[To do]
Starting at the first line of the listing below, repeat each line up to and including the one containing "pLeft = 111, pRight". Leave out pictures.

[Code that draws figures]
..........

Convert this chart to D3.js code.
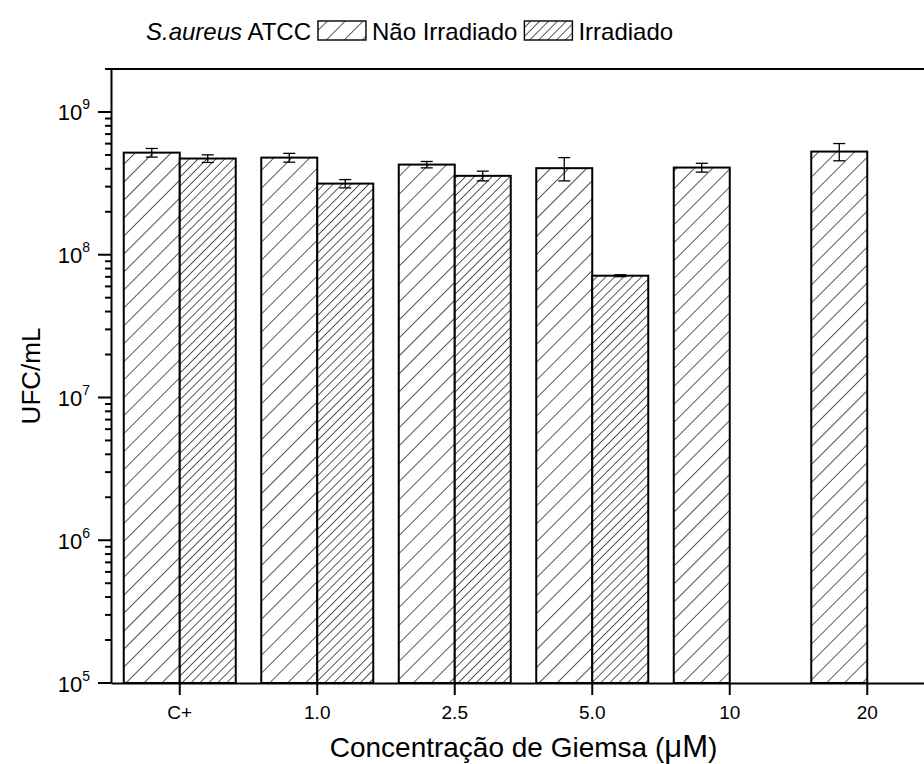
<!DOCTYPE html>
<html>
<head>
<meta charset="utf-8">
<title>S.aureus ATCC - UFC/mL</title>
<style>
body { margin: 0; background: #fff; }
svg { display: block; font-family: Arial, "Liberation Sans", sans-serif; }
.axis path { stroke: #000; stroke-width: 2; }
.axis text { fill: #000; }
</style>
</head>
<body>
<div id="chart"></div>
<script src="https://d3js.org/d3.v7.min.js"></script>
<script>
// data
var categories = ["C+", "1.0", "2.5", "5.0", "10", "20"];
var seriesNames = ["Não Irradiado", "Irradiado"];
var naoIrradiado = [5.19e8, 4.79e8, 4.28e8, 4.04e8, 4.08e8, 5.28e8];
var naoErr = [3.6e7, 3.4e7, 2.2e7, 7.5e7, 2.9e7, 7.3e7];
var irradiado = [4.72e8, 3.15e8, 3.57e8, 7.13e7, null, null];
var irrErr = [2.9e7, 2.1e7, 2.8e7, 1.1e6, null, null];
var yTickExps = [5, 6, 7, 8, 9];

// NB: "top" is taken by window.top, so plot edges get their own names
var width = 924, height = 764,
    pLeft = 111, pRight = 936, pTop = 69, pBottom = 683;

var svg = d3.select('#chart').append('svg')
    .attr('width', width)
    .attr('height', height);

// hatch patterns
var defs = svg.append('defs');
function hatch(id, gap) {
  var p = defs.append('pattern')
      .attr('id', id)
      .attr('patternUnits', 'userSpaceOnUse')
      .attr('width', gap).attr('height', gap)
      .attr('patternTransform', 'rotate(45)');
  p.append('rect').attr('width', gap).attr('height', gap).attr('fill', '#fff');
  p.append('line')
      .attr('x1', 0).attr('y1', 0).attr('x2', 0).attr('y2', gap)
      .attr('stroke', '#000').attr('stroke-width', 1.3);
}
hatch('hatchNao', 12.7);
hatch('hatchIrr', 6.3);
var fills = ['url(#hatchNao)', 'url(#hatchIrr)'];

var x = d3.scaleBand().domain(categories).range([pLeft, pRight]).padding(0);
var x1 = d3.scaleBand().domain(seriesNames).range([-56, 56]).padding(0);
var y = d3.scaleLog().domain([1e5, 2e9]).range([pBottom, pTop]);

var rows = [];
categories.forEach(function (c, i) {
  rows.push({cat: c, s: seriesNames[0], v: naoIrradiado[i], e: naoErr[i], k: 0});
  if (irradiado[i] != null)
    rows.push({cat: c, s: seriesNames[1], v: irradiado[i], e: irrErr[i], k: 1});
});

var cx = function (d) { return x(d.cat) + x.bandwidth() / 2; };

svg.append('g').selectAll('rect').data(rows).enter().append('rect')
    .attr('x', function (d) { return cx(d) + x1(d.s); })
    .attr('y', function (d) { return y(d.v); })
    .attr('width', x1.bandwidth())
    .attr('height', function (d) { return y(1e5) - y(d.v); })
    .attr('fill', function (d) { return fills[d.k]; })
    .attr('stroke', '#000')
    .attr('stroke-width', 2);

// error bars
var eb = svg.append('g').attr('stroke', '#000').attr('stroke-width', 1.3);
rows.forEach(function (d) {
  var mx = cx(d) + x1(d.s) + x1.bandwidth() / 2;
  var y0 = y(d.v - d.e), y1 = y(d.v + d.e);
  eb.append('line').attr('x1', mx).attr('x2', mx).attr('y1', y0).attr('y2', y1);
  eb.append('line').attr('x1', mx - 6).attr('x2', mx + 6).attr('y1', y0).attr('y2', y0);
  eb.append('line').attr('x1', mx - 6).attr('x2', mx + 6).attr('y1', y1).attr('y2', y1);
});

// y ticks (major + minor), drawn from the scale
var majors = yTickExps.map(function (p) { return Math.pow(10, p); });
var minor = [];
for (var e = 5; e <= 9; e++) for (var m = 2; m <= 9; m++) {
  var v = m * Math.pow(10, e);
  if (v <= 2e9) minor.push(v);
}
var yt = svg.append('g').attr('stroke', '#000').attr('stroke-width', 2);
majors.forEach(function (v) {
  yt.append('line').attr('x1', pLeft - 13).attr('x2', pLeft)
      .attr('y1', y(v)).attr('y2', y(v));
});
minor.forEach(function (v) {
  yt.append('line').attr('x1', pLeft - 6).attr('x2', pLeft)
      .attr('y1', y(v)).attr('y2', y(v));
});

var yAxis = svg.append('g').attr('class', 'axis')
    .attr('transform', 'translate(' + pLeft + ',0)')
    .call(d3.axisLeft(y).tickValues(majors).tickSize(0).tickSizeOuter(0).tickFormat(''));
yAxis.selectAll('.tick').each(function (d) {
  var t = d3.select(this).append('text')
      .attr('x', -21).attr('y', 8)
      .attr('text-anchor', 'end')
      .style('font-size', '22px');
  t.append('tspan').text('10');
  t.append('tspan').attr('dy', -11).style('font-size', '14px')
      .text(Math.round(Math.log10(d)));
});

// x axis
var xAxis = svg.append('g').attr('class', 'axis')
    .attr('transform', 'translate(0,' + pBottom + ')')
    .call(d3.axisBottom(x).tickSize(0).tickSizeOuter(0));
xAxis.selectAll('text').style('font-size', '19px').attr('y', 23);
var xtk = svg.append('g').attr('stroke', '#000').attr('stroke-width', 2);
categories.forEach(function (c) {
  var px = x(c) + x.bandwidth() / 2;
  xtk.append('line').attr('x1', px).attr('x2', px)
      .attr('y1', pBottom).attr('y2', pBottom + 12);
});

// top frame line
svg.append('line')
    .attr('x1', pLeft).attr('x2', pRight).attr('y1', pTop).attr('y2', pTop)
    .attr('stroke', '#000').attr('stroke-width', 2);

// axis titles
svg.append('text')
    .attr('transform', 'translate(40,' + ((pTop + pBottom) / 2) + ') rotate(-90)')
    .attr('text-anchor', 'middle')
    .style('font-size', '26px')
    .text('UFC/mL');

var xt = svg.append('text')
    .attr('x', (pLeft + pRight) / 2).attr('y', 757)
    .attr('text-anchor', 'middle')
    .style('font-size', '28px');
xt.append('tspan').text('Concentração de Giemsa (');
xt.append('tspan').style('font-size', '31px').text('μM');
xt.append('tspan').text(')');

// legend on top
var lg = svg.append('g').attr('transform', 'translate(146,40)').style('font-size', '24px');
var lx = 0;
var t0 = lg.append('text').attr('x', lx);
t0.append('tspan').style('font-style', 'italic').text('S.aureus');
t0.append('tspan').text(' ATCC');
lx += t0.node().getComputedTextLength() + 7;
seriesNames.forEach(function (name, i) {
  lg.append('rect').attr('x', lx).attr('y', -19).attr('width', 48).attr('height', 19)
      .attr('fill', fills[i]).attr('stroke', '#000').attr('stroke-width', 1.4);
  lx += 54;
  var t = lg.append('text').attr('x', lx).text(name);
  lx += t.node().getComputedTextLength() + 7;
});
</script>
</body>
</html>
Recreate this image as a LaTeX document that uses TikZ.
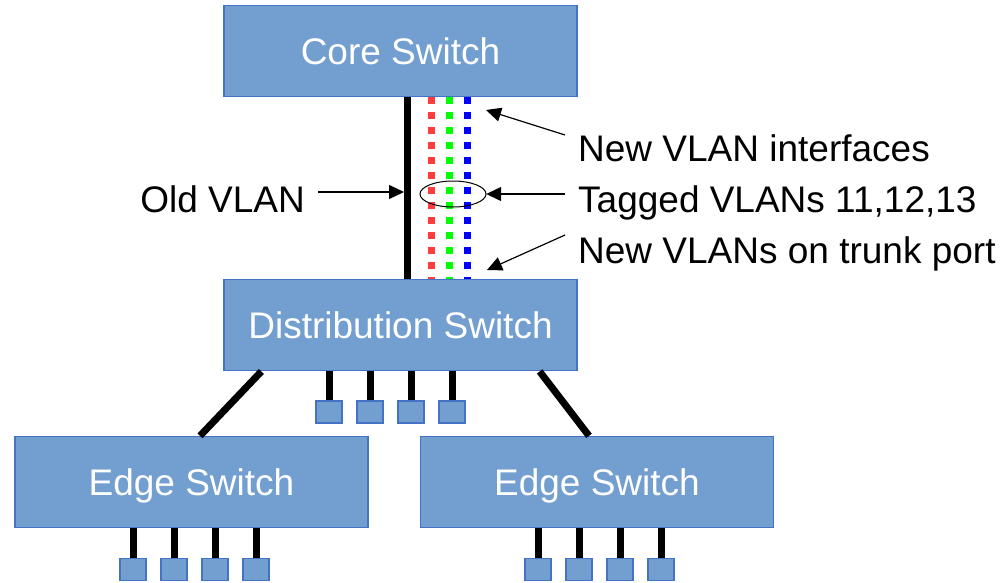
\documentclass[tikz,border=0pt]{standalone}
\usepackage{fontspec}
\setmainfont{Liberation Sans}
\usepackage{tikz}
\usetikzlibrary{positioning,arrows.meta,calc}

\definecolor{swfill}{RGB}{114,159,207}
\definecolor{swline}{RGB}{68,114,196}
\definecolor{vlred}{RGB}{255,60,60}
\definecolor{vlgreen}{RGB}{0,255,0}
\definecolor{vlblue}{RGB}{0,0,255}

\begin{document}
\begin{tikzpicture}[
    x=1pt, y=-1pt,
    node distance=182pt,
    switch/.style={draw=swline, line width=1.3pt, fill=swfill, text=white, minimum width=353pt, minimum height=91pt, inner sep=0pt, font=\fontsize{37}{44}\selectfont, text height=27pt, text depth=0pt},
    port/.style={draw=swline, line width=1.2pt, fill=swfill, minimum width=26pt, minimum height=22pt, inner sep=0pt},
    link/.style={line width=7pt},
    vlan/.style={line width=7pt, dash pattern=on 7pt off 8pt},
    lbl/.style={inner sep=0pt, font=\fontsize{37}{44}\selectfont, text height=27pt, text depth=0pt},
    callout/.style={-{Triangle[length=15pt,width=14pt]}, line width=1.2pt}
]
\useasboundingbox (0,0) rectangle (1006,582);

% switches
\node[switch] (core) at (400.5,51) {Core Switch};
\node[switch, below=of core] (dist) {Distribution Switch};
\node[switch] (edgeL) at (191.5,482) {Edge Switch};
\node[switch] (edgeR) at (597,482) {Edge Switch};

% trunk between core and distribution
\draw[link] ([xshift=6.5pt]core.south) -- ([xshift=6.5pt]dist.north);
\foreach \dx/\col in {30.5/vlred,48.5/vlgreen,66.5/vlblue}
    \draw[vlan,\col] ([xshift=\dx pt]core.south) -- ([xshift=\dx pt]dist.north);
\draw[line width=1pt] (453,194) ellipse (33 and 13);
\node[minimum width=66pt, minimum height=26pt, inner sep=0pt] (tagring) at (453,194) {};

% uplinks of the edge switches
\draw[link] ([xshift=38pt]dist.south west) -- ([xshift=8.5pt]edgeL.north);
\draw[link] ([xshift=-38pt]dist.south east) -- ([xshift=-8pt]edgeR.north);

% access ports
\foreach \px [count=\i] in {329,370,411,452} {
    \node[port] (dp\i) at (\px,412) {};
    \draw[link] (dist.south -| dp\i) -- (dp\i.north);
}
\foreach \px [count=\i] in {133,174,215,256} {
    \node[port] (lp\i) at (\px,569.5) {};
    \draw[link] (edgeL.south -| lp\i) -- (lp\i.north);
}
\foreach \px [count=\i] in {538,579,620,661} {
    \node[port] (rp\i) at (\px,569.5) {};
    \draw[link] (edgeR.south -| rp\i) -- (rp\i.north);
}

% labels
\node[lbl, anchor=east] (lblold) at (305,199) {Old VLAN};
\node[lbl, anchor=west] (lblifc) at (578,148) {New VLAN interfaces};
\node[lbl, anchor=west] (lbltag) at (578,199) {Tagged VLANs 11,12,13};
\node[lbl, anchor=west] (lbltrunk) at (578,250) {New VLANs on trunk port};

\coordinate (oldtip) at (404,192);
\coordinate (ifctip) at (486,110);
\coordinate (trunktip) at (487,270);

\draw[callout] ([xshift=13pt,yshift=7pt]lblold.east) -- (oldtip);
\draw[callout] ([xshift=-13pt,yshift=13pt]lblifc.west) -- (ifctip);
\draw[callout] ([xshift=-13pt,yshift=5pt]lbltag.west) -- (tagring.east);
\draw[callout] ([xshift=-13pt,yshift=15pt]lbltrunk.west) -- (trunktip);
\end{tikzpicture}
\end{document}
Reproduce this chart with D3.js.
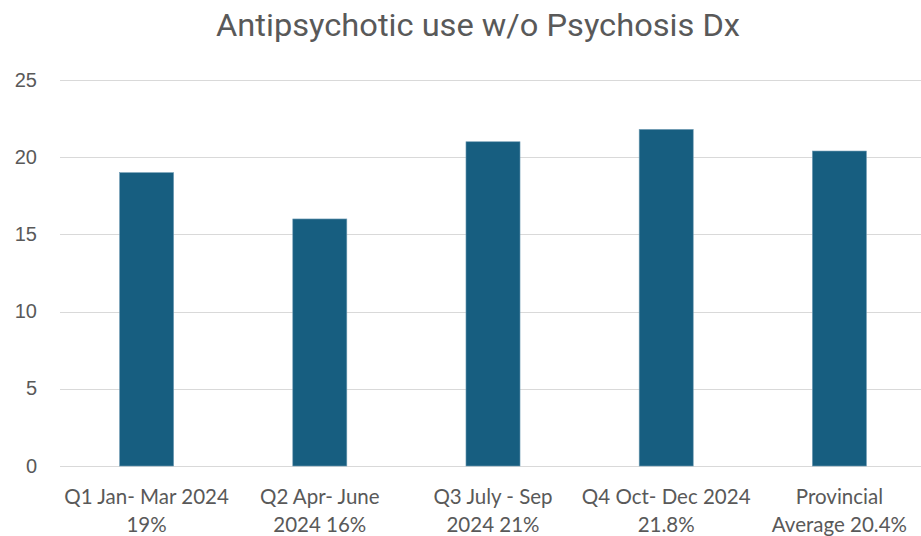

..........

[Exercise response]
Convert this chart to D3.js code.
<!DOCTYPE html>
<html>
<head>
<meta charset="utf-8">
<title>S.aureus ATCC - UFC/mL</title>
<style>
body { margin: 0; background: #fff; }
svg { display: block; font-family: Arial, "Liberation Sans", sans-serif; }
.axis path { stroke: #000; stroke-width: 2; }
.axis text { fill: #000; }
</style>
</head>
<body>
<div id="chart"></div>
<script src="https://d3js.org/d3.v7.min.js"></script>
<script>
// data
var categories = ["C+", "1.0", "2.5", "5.0", "10", "20"];
var seriesNames = ["Não Irradiado", "Irradiado"];
var naoIrradiado = [5.19e8, 4.79e8, 4.28e8, 4.04e8, 4.08e8, 5.28e8];
var naoErr = [3.6e7, 3.4e7, 2.2e7, 7.5e7, 2.9e7, 7.3e7];
var irradiado = [4.72e8, 3.15e8, 3.57e8, 7.13e7, null, null];
var irrErr = [2.9e7, 2.1e7, 2.8e7, 1.1e6, null, null];
var yTickExps = [5, 6, 7, 8, 9];

// NB: "top" is taken by window.top, so plot edges get their own names
var width = 924, height = 764,
    pLeft = 111, pRight = 936, pTop = 69, pBottom = 683;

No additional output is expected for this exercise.